United Nation's Group Releases GHG Reduction Document
Talks continue this week as world leaders come to Copenhagen.
Compiled by staff
Published: Dec 15, 2009
In Copenhagen Friday, a United Nations ad-hoc working group stepped forward with a new document outlining greenhouse-gas reductions over the next 40 years. The text provides a range of options for the key questions, including how developed and major emerging economies would cut their carbon output, and what would be the upper limit of global temperature rise that policymakers would be willing to tolerate. The text is silent on how much money rich countries would give poor ones to cope with global warming.
The document presents an outline for a possible deal, in which industrial nations would collectively cut their emissions by 2020 by 25% to 45% compared with 1990 levels. At the same time major developing countries would reduce their emissions by 15% to 30%. The long-term goal is to cut emissions between 50% and 95% by 2050.
Still, final resolution may not be smooth sailing as the more than 100 world leaders meet in Copenhagen this week. U.S. special climate envoy Todd Stern rejected language requiring binding cuts of greenhouse-gas emissions for industrialized countries compared with voluntary ones by major emerging economies if they were not funded by the developed world.

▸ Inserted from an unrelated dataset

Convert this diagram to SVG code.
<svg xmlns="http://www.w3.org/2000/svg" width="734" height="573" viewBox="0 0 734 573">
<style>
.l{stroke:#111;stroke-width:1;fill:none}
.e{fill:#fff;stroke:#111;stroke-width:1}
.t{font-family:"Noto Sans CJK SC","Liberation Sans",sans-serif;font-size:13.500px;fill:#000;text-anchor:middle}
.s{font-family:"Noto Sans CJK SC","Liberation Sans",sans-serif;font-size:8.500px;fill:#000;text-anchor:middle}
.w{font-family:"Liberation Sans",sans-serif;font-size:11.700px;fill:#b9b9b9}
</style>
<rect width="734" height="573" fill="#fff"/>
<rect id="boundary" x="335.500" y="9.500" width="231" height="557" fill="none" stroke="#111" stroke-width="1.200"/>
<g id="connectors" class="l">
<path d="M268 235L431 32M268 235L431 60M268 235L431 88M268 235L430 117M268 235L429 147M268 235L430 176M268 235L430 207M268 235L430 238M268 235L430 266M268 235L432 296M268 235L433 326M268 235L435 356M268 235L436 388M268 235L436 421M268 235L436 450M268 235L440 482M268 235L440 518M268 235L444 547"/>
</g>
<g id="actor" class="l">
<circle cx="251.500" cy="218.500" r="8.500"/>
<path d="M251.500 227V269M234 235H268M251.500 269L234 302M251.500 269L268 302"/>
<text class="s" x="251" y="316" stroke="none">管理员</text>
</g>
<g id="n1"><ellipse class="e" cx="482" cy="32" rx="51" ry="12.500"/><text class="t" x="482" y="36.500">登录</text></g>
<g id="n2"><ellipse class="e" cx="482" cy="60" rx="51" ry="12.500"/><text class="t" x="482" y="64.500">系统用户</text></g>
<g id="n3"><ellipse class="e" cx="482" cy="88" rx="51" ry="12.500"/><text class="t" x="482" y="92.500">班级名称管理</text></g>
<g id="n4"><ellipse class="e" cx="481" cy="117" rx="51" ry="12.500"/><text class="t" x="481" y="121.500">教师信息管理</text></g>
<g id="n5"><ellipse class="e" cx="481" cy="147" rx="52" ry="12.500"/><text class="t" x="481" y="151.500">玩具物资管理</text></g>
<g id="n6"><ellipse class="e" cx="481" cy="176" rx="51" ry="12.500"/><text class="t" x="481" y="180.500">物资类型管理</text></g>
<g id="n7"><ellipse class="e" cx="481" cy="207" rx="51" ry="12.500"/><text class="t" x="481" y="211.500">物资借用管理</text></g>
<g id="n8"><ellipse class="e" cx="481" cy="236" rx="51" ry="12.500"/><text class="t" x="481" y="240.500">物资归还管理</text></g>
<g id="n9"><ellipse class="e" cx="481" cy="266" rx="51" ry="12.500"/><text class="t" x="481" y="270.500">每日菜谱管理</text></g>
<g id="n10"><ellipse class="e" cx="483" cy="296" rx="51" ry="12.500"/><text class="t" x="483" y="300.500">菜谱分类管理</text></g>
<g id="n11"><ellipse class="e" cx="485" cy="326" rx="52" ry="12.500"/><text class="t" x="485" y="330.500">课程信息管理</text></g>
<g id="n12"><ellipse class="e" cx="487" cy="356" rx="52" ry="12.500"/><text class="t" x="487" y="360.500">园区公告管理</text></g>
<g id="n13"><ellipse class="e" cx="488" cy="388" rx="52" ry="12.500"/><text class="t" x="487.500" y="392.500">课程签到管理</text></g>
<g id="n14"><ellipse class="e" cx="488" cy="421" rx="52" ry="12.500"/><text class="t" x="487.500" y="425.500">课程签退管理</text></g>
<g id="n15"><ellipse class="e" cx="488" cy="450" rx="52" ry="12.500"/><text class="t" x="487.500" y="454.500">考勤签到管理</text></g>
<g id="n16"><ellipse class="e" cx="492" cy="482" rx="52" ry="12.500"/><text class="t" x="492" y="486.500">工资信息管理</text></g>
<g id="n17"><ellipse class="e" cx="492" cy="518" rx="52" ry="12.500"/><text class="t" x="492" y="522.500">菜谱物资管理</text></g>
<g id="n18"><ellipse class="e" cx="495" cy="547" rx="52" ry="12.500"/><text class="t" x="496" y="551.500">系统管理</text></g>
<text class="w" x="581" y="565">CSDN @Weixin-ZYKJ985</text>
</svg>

In other news from Copenhagen, U.S. Energy Secretary Steven Chu announced a new Renewable and Efficiency Deployment Initiative. Funded through the World Bank's Strategic Climate Fund, the program will accelerate deployment of renewable energy and energy efficiency technologies in developing countries thereby reducing greenhouse gas emissions, fighting energy poverty and improving public health for the most vulnerable, particularly women and children.